**EXERCISE OBJECTIVE**
For this exercise, repeat all of the material verbatim apart from its images.

**GIVEN MATERIAL**

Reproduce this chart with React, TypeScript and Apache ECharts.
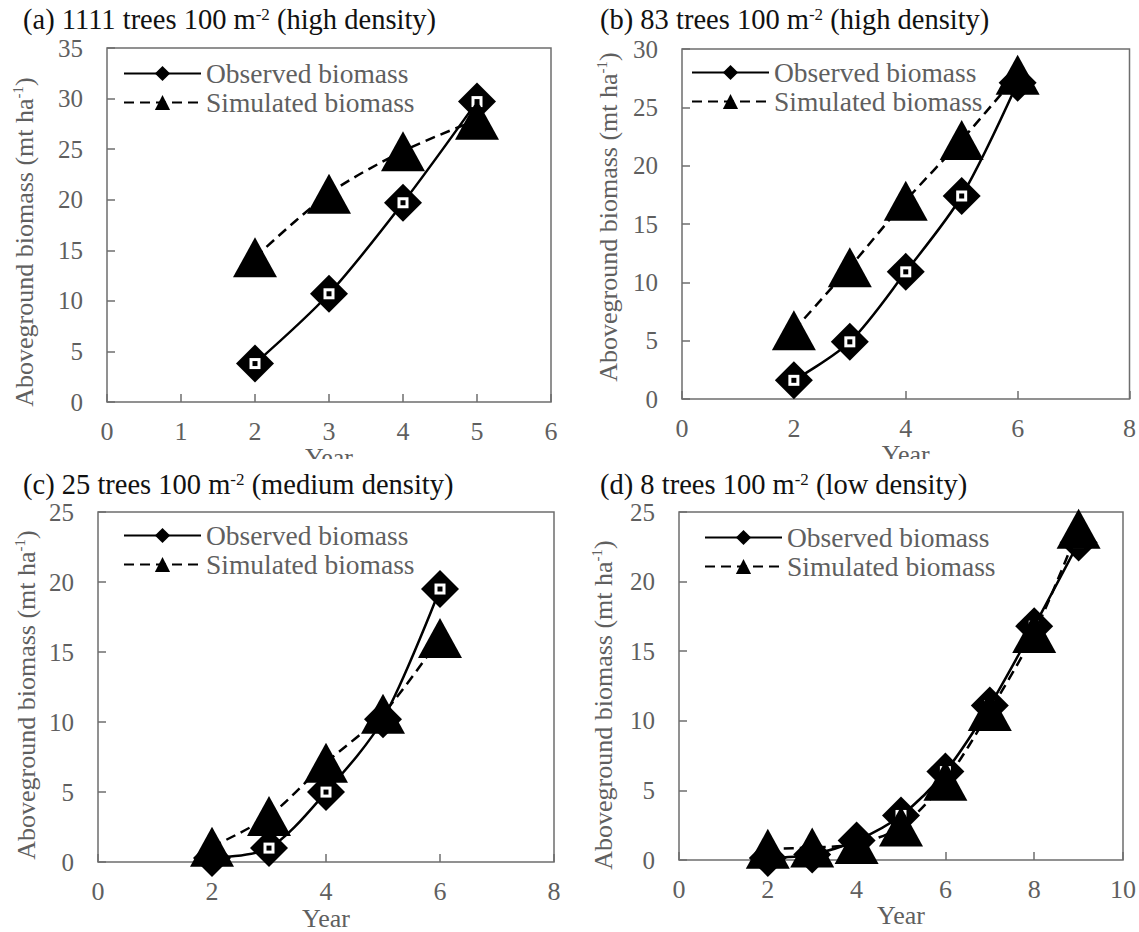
import React, { useEffect, useRef } from 'react';
import * as echarts from 'echarts';

// Panel (a) 1111 trees
const yearsA = [2, 3, 4, 5];
const observedA = [3.8, 10.7, 19.7, 29.7];
const simulatedA = [14.3, 20.6, 24.8, 27.9];
// Panel (b) 83 trees
const yearsB = [2, 3, 4, 5, 6];
const observedB = [1.6, 4.9, 10.9, 17.4, 27.1];
const simulatedB = [5.9, 11.3, 17.0, 22.2, 27.8];
// Panel (c) 25 trees
const yearsC = [2, 3, 4, 5, 6];
const observedC = [0.3, 1.0, 5.0, 10.2, 19.5];
const simulatedC = [1.1, 3.3, 7.1, 10.6, 16.0];
// Panel (d) 8 trees
const yearsD = [2, 3, 4, 5, 6, 7, 8, 9];
const observedD = [0.15, 0.4, 1.4, 3.2, 6.35, 11.1, 16.8, 22.8];
const simulatedD = [0.8, 0.9, 1.15, 2.4, 5.7, 10.7, 16.3, 23.8];

const xMaxes = [6, 8, 8, 10];
const xIntervals = [1, 2, 2, 2];
const yMaxes = [35, 30, 25, 25];
const yInterval = 5;

const panelTitles = [
  ['(a) 1111 trees 100 m', '-2', ' (high density)'],
  ['(b) 83 trees 100 m', '-2', ' (high density)'],
  ['(c) 25 trees 100 m', '-2', ' (medium density)'],
  ['(d) 8 trees 100 m', '-2', ' (low density)'],
];
const seriesNames = ['Observed biomass', 'Simulated biomass'];
const xName = 'Year';
const yNameParts = ['Aboveground biomass (mt ha', '-1', ')'];

const panelYears = [yearsA, yearsB, yearsC, yearsD];
const panelObserved = [observedA, observedB, observedC, observedD];
const panelSimulated = [simulatedA, simulatedB, simulatedC, simulatedD];

// layout
const grids = [
  { left: 107, top: 48, width: 444, height: 354 },
  { left: 682, top: 49, width: 450, height: 350 },
  { left: 98, top: 512, width: 456, height: 356 },
  { left: 679, top: 512, width: 446, height: 348 },
];
const xNameGaps = [34, 34, 40, 40];
const legendPos = [
  { left: 118, top: 54 },
  { left: 686, top: 53 },
  { left: 118, top: 516 },
  { left: 699, top: 518 },
];
const titlePos = [
  { x: 23, y: 19 },
  { x: 600, y: 19 },
  { x: 23, y: 484 },
  { x: 600, y: 484 },
];
const yNamePos = [
  { x: 24, y: 242 },
  { x: 608, y: 217 },
  { x: 26, y: 695 },
  { x: 603, y: 705 },
];

const FONT = 'Liberation Serif';
const GREY = '#5f5f5f';
const FRAME = '#6e6e6e';

function zip(xs: number[], ys: number[]) {
  return xs.map((x, i) => [x, ys[i]]);
}

export default function App() {
  const ref = useRef<HTMLDivElement>(null);
  useEffect(() => {
    if (!ref.current) return;
    const chart = echarts.init(ref.current, undefined, { renderer: 'svg' });

    const grid = grids.map((g) => ({
      ...g,
      show: true,
      borderColor: FRAME,
      borderWidth: 1.5,
      backgroundColor: 'transparent',
      containLabel: false,
    }));

    const xAxis = grids.map((_, i) => ({
      type: 'value',
      gridIndex: i,
      min: 0,
      max: xMaxes[i],
      interval: xIntervals[i],
      name: xName,
      nameLocation: 'middle',
      nameGap: xNameGaps[i],
      nameTextStyle: { fontFamily: FONT, fontSize: 26, color: GREY, lineHeight: 21 },
      axisLine: { show: false },
      axisTick: { show: true, inside: true, length: 8, lineStyle: { color: FRAME, width: 1.5 } },
      axisLabel: { fontFamily: FONT, fontSize: 26, color: GREY, margin: 17, lineHeight: 24 },
      splitLine: { show: false },
    }));

    const yAxis = grids.map((_, i) => ({
      type: 'value',
      gridIndex: i,
      min: 0,
      max: yMaxes[i],
      interval: yInterval,
      axisLine: { show: false },
      axisTick: { show: true, inside: true, length: 8, lineStyle: { color: FRAME, width: 1.5 } },
      axisLabel: { fontFamily: FONT, fontSize: 25, color: GREY, margin: 24, lineHeight: 22 },
      splitLine: { show: false },
    }));

    const series: any[] = [];
    for (let i = 0; i < 4; i++) {
      series.push({
        name: seriesNames[0],
        type: 'line',
        xAxisIndex: i,
        yAxisIndex: i,
        data: zip(panelYears[i], panelObserved[i]),
        smooth: 0.3,
        symbol: 'diamond',
        symbolSize: 38,
        z: 2,
        itemStyle: { color: '#000', borderColor: '#000', borderWidth: 0 },
        lineStyle: { color: '#000', width: 2.5, type: 'solid' },
      });
      series.push({
        name: 'obs-mark-outer',
        type: 'scatter',
        xAxisIndex: i,
        yAxisIndex: i,
        data: zip(panelYears[i], panelObserved[i]),
        symbol: 'rect',
        symbolSize: 11,
        silent: true,
        z: 3,
        itemStyle: { color: '#ffffff', opacity: 1 },
      });
      series.push({
        name: 'obs-mark-inner',
        type: 'scatter',
        xAxisIndex: i,
        yAxisIndex: i,
        data: zip(panelYears[i], panelObserved[i]),
        symbol: 'rect',
        symbolSize: 5,
        silent: true,
        z: 3,
        itemStyle: { color: '#000000', opacity: 1 },
      });
      series.push({
        name: seriesNames[1],
        type: 'line',
        xAxisIndex: i,
        yAxisIndex: i,
        data: zip(panelYears[i], panelSimulated[i]),
        smooth: 0.3,
        symbol: 'triangle',
        symbolSize: [44, 40],
        z: 4,
        itemStyle: { color: '#000', borderColor: '#000', borderWidth: 0 },
        lineStyle: { color: '#000', width: 2.5, type: [10, 6] },
      });
    }

    const legend = legendPos.map((p) => ({
      ...p,
      orient: 'vertical',
      data: seriesNames,
      selectedMode: false,
      itemWidth: 77,
      itemHeight: 19,
      itemGap: 0,
      textStyle: { fontFamily: FONT, fontSize: 27.5, color: GREY, lineHeight: 29 },
    }));

    const graphic: any[] = [];
    panelTitles.forEach((t, i) => {
      graphic.push({
        type: 'text',
        x: titlePos[i].x,
        y: titlePos[i].y,
        z: 50,
        style: {
          text: `{t|${t[0]}}{s|${t[1]}}{t|${t[2]}}`,
          align: 'left',
          verticalAlign: 'middle',
          rich: {
            t: { fontFamily: FONT, fontSize: 28.5, fill: '#111', lineHeight: 26 },
            s: { fontFamily: FONT, fontSize: 17, fill: '#111', verticalAlign: 'top', lineHeight: 26 },
          },
        },
      });
    });
    yNamePos.forEach((p) => {
      graphic.push({
        type: 'text',
        x: p.x,
        y: p.y,
        rotation: Math.PI / 2,
        z: 50,
        style: {
          text: `{t|${yNameParts[0]}}{s|${yNameParts[1]}}{t|${yNameParts[2]}}`,
          align: 'center',
          verticalAlign: 'middle',
          rich: {
            t: { fontFamily: FONT, fontSize: 26, fill: GREY, lineHeight: 28 },
            s: { fontFamily: FONT, fontSize: 15, fill: GREY, verticalAlign: 'top', lineHeight: 28 },
          },
        },
      });
    });
    // clip the top panels' x-axis titles where the lower panels begin
    graphic.push({
      type: 'rect',
      z: 100,
      shape: { x: 0, y: 459, width: 1139, height: 9 },
      style: { fill: '#fff' },
    });

    chart.setOption({
      animation: false,
      backgroundColor: '#fff',
      grid,
      xAxis,
      yAxis,
      legend,
      series,
      graphic,
    } as any);

    return () => chart.dispose();
  }, []);

  return (
    <div
      ref={ref}
      style={{ position: 'absolute', left: 0, top: 0, width: 1139, height: 932 }}
    />
  );
}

**RESPONSE TO THE EXERCISE**
Reproduce this chart with React, TypeScript and Apache ECharts.
import React, { useEffect, useRef } from 'react';
import * as echarts from 'echarts';

// Panel (a) 1111 trees
const yearsA = [2, 3, 4, 5];
const observedA = [3.8, 10.7, 19.7, 29.7];
const simulatedA = [14.3, 20.6, 24.8, 27.9];
// Panel (b) 83 trees
const yearsB = [2, 3, 4, 5, 6];
const observedB = [1.6, 4.9, 10.9, 17.4, 27.1];
const simulatedB = [5.9, 11.3, 17.0, 22.2, 27.8];
// Panel (c) 25 trees
const yearsC = [2, 3, 4, 5, 6];
const observedC = [0.3, 1.0, 5.0, 10.2, 19.5];
const simulatedC = [1.1, 3.3, 7.1, 10.6, 16.0];
// Panel (d) 8 trees
const yearsD = [2, 3, 4, 5, 6, 7, 8, 9];
const observedD = [0.15, 0.4, 1.4, 3.2, 6.35, 11.1, 16.8, 22.8];
const simulatedD = [0.8, 0.9, 1.15, 2.4, 5.7, 10.7, 16.3, 23.8];

const xMaxes = [6, 8, 8, 10];
const xIntervals = [1, 2, 2, 2];
const yMaxes = [35, 30, 25, 25];
const yInterval = 5;

const panelTitles = [
  ['(a) 1111 trees 100 m', '-2', ' (high density)'],
  ['(b) 83 trees 100 m', '-2', ' (high density)'],
  ['(c) 25 trees 100 m', '-2', ' (medium density)'],
  ['(d) 8 trees 100 m', '-2', ' (low density)'],
];
const seriesNames = ['Observed biomass', 'Simulated biomass'];
const xName = 'Year';
const yNameParts = ['Aboveground biomass (mt ha', '-1', ')'];

const panelYears = [yearsA, yearsB, yearsC, yearsD];
const panelObserved = [observedA, observedB, observedC, observedD];
const panelSimulated = [simulatedA, simulatedB, simulatedC, simulatedD];

// layout
const grids = [
  { left: 107, top: 48, width: 444, height: 354 },
  { left: 682, top: 49, width: 450, height: 350 },
  { left: 98, top: 512, width: 456, height: 356 },
  { left: 679, top: 512, width: 446, height: 348 },
];
const xNameGaps = [34, 34, 40, 40];
const legendPos = [
  { left: 118, top: 54 },
  { left: 686, top: 53 },
  { left: 118, top: 516 },
  { left: 699, top: 518 },
];
const titlePos = [
  { x: 23, y: 19 },
  { x: 600, y: 19 },
  { x: 23, y: 484 },
  { x: 600, y: 484 },
];
const yNamePos = [
  { x: 24, y: 242 },
  { x: 608, y: 217 },
  { x: 26, y: 695 },
  { x: 603, y: 705 },
];

const FONT = 'Liberation Serif';
const GREY = '#5f5f5f';
const FRAME = '#6e6e6e';

function zip(xs: number[], ys: number[]) {
  return xs.map((x, i) => [x, ys[i]]);
}

export default function App() {
  const ref = useRef<HTMLDivElement>(null);
  useEffect(() => {
    if (!ref.current) return;
    const chart = echarts.init(ref.current, undefined, { renderer: 'svg' });

    const grid = grids.map((g) => ({
      ...g,
      show: true,
      borderColor: FRAME,
      borderWidth: 1.5,
      backgroundColor: 'transparent',
      containLabel: false,
    }));

    const xAxis = grids.map((_, i) => ({
      type: 'value',
      gridIndex: i,
      min: 0,
      max: xMaxes[i],
      interval: xIntervals[i],
      name: xName,
      nameLocation: 'middle',
      nameGap: xNameGaps[i],
      nameTextStyle: { fontFamily: FONT, fontSize: 26, color: GREY, lineHeight: 21 },
      axisLine: { show: false },
      axisTick: { show: true, inside: true, length: 8, lineStyle: { color: FRAME, width: 1.5 } },
      axisLabel: { fontFamily: FONT, fontSize: 26, color: GREY, margin: 17, lineHeight: 24 },
      splitLine: { show: false },
    }));

    const yAxis = grids.map((_, i) => ({
      type: 'value',
      gridIndex: i,
      min: 0,
      max: yMaxes[i],
      interval: yInterval,
      axisLine: { show: false },
      axisTick: { show: true, inside: true, length: 8, lineStyle: { color: FRAME, width: 1.5 } },
      axisLabel: { fontFamily: FONT, fontSize: 25, color: GREY, margin: 24, lineHeight: 22 },
      splitLine: { show: false },
    }));

    const series: any[] = [];
    for (let i = 0; i < 4; i++) {
      series.push({
        name: seriesNames[0],
        type: 'line',
        xAxisIndex: i,
        yAxisIndex: i,
        data: zip(panelYears[i], panelObserved[i]),
        smooth: 0.3,
        symbol: 'diamond',
        symbolSize: 38,
        z: 2,
        itemStyle: { color: '#000', borderColor: '#000', borderWidth: 0 },
        lineStyle: { color: '#000', width: 2.5, type: 'solid' },
      });
      series.push({
        name: 'obs-mark-outer',
        type: 'scatter',
        xAxisIndex: i,
        yAxisIndex: i,
        data: zip(panelYears[i], panelObserved[i]),
        symbol: 'rect',
        symbolSize: 11,
        silent: true,
        z: 3,
        itemStyle: { color: '#ffffff', opacity: 1 },
      });
      series.push({
        name: 'obs-mark-inner',
        type: 'scatter',
        xAxisIndex: i,
        yAxisIndex: i,
        data: zip(panelYears[i], panelObserved[i]),
        symbol: 'rect',
        symbolSize: 5,
        silent: true,
        z: 3,
        itemStyle: { color: '#000000', opacity: 1 },
      });
      series.push({
        name: seriesNames[1],
        type: 'line',
        xAxisIndex: i,
        yAxisIndex: i,
        data: zip(panelYears[i], panelSimulated[i]),
        smooth: 0.3,
        symbol: 'triangle',
        symbolSize: [44, 40],
        z: 4,
        itemStyle: { color: '#000', borderColor: '#000', borderWidth: 0 },
        lineStyle: { color: '#000', width: 2.5, type: [10, 6] },
      });
    }

    const legend = legendPos.map((p) => ({
      ...p,
      orient: 'vertical',
      data: seriesNames,
      selectedMode: false,
      itemWidth: 77,
      itemHeight: 19,
      itemGap: 0,
      textStyle: { fontFamily: FONT, fontSize: 27.5, color: GREY, lineHeight: 29 },
    }));

    const graphic: any[] = [];
    panelTitles.forEach((t, i) => {
      graphic.push({
        type: 'text',
        x: titlePos[i].x,
        y: titlePos[i].y,
        z: 50,
        style: {
          text: `{t|${t[0]}}{s|${t[1]}}{t|${t[2]}}`,
          align: 'left',
          verticalAlign: 'middle',
          rich: {
            t: { fontFamily: FONT, fontSize: 28.5, fill: '#111', lineHeight: 26 },
            s: { fontFamily: FONT, fontSize: 17, fill: '#111', verticalAlign: 'top', lineHeight: 26 },
          },
        },
      });
    });
    yNamePos.forEach((p) => {
      graphic.push({
        type: 'text',
        x: p.x,
        y: p.y,
        rotation: Math.PI / 2,
        z: 50,
        style: {
          text: `{t|${yNameParts[0]}}{s|${yNameParts[1]}}{t|${yNameParts[2]}}`,
          align: 'center',
          verticalAlign: 'middle',
          rich: {
            t: { fontFamily: FONT, fontSize: 26, fill: GREY, lineHeight: 28 },
            s: { fontFamily: FONT, fontSize: 15, fill: GREY, verticalAlign: 'top', lineHeight: 28 },
          },
        },
      });
    });
    // clip the top panels' x-axis titles where the lower panels begin
    graphic.push({
      type: 'rect',
      z: 100,
      shape: { x: 0, y: 459, width: 1139, height: 9 },
      style: { fill: '#fff' },
    });

    chart.setOption({
      animation: false,
      backgroundColor: '#fff',
      grid,
      xAxis,
      yAxis,
      legend,
      series,
      graphic,
    } as any);

    return () => chart.dispose();
  }, []);

  return (
    <div
      ref={ref}
      style={{ position: 'absolute', left: 0, top: 0, width: 1139, height: 932 }}
    />
  );
}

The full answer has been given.